Embora tenha criado uma estrutura de resposta a desastres com petróleo, o Plano Nacional de Contingência não especificou as origens dos recursos. Um dos órgãos responsáveis pelo tema, o comitê de suporte, foi extinto pelo governo Bolsonaro em abril.

A obrigação de investimento de royalties em prevenção tem surgido em debates no Congresso sobre nova distribuição dos recursos do petróleo. 

“A receita dos royalties tem entrado em contas totalmente distintas de suas finalidades”, diz o deputado federal Christino Áureo (PP-RJ), que planeja um projeto sobre o tema.

Mesmo quando tinham destinação obrigatória, dizem os entrevistados, os recursos geralmente eram contingenciados pelo governo. Agora, acabam sendo usados para custear despesas correntes ou aposentadorias, como é o caso do Rio, principal beneficiário.

A preocupação maior se dá com relação a desastres de navios, já que a legislação prevê estrutura de combate a vazamentos em plataformas de produção. Cada projeto de produção deve ter uma embarcação de contenção disponível de forma permanente.

Especialista em emergências com experiência de 35 anos na Petrobras e professor da Coppe/UFRJ, Marcus Lisboa questiona a necessidade de manter tantas embarcações próximas a plataformas enquanto não há estrutura para atender emergências em regiões não produtoras.

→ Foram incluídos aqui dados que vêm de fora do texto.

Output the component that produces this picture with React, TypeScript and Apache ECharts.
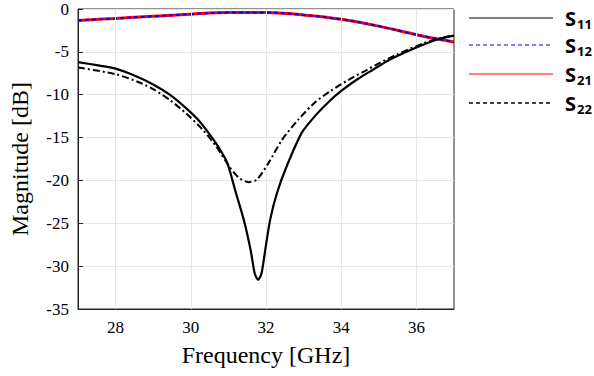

Segundo ele, são cerca de 50 barcos de apoio dedicados a emergências em operação atualmente no litoral do Sudeste. No Golfo do México, onde se concentra a produção marítima nos Estados Unidos, diz, são seis. “E ficam atracadas à espera de emergências.”

Ele diz ainda que o Brasil é um dos poucos países costeiros não signatários de convenção internacional que funciona como uma espécie de seguro para poluição causada por vazamentos em navios, conhecida como CLC 92.

Financiada por países importadores, a convenção antecipa recursos para a contenção e remediação de desastres para depois cobrar ressarcimento dos responsáveis pela poluição. “O país não precisaria ficar procurando culpados, já teria sido ressarcido”, diz.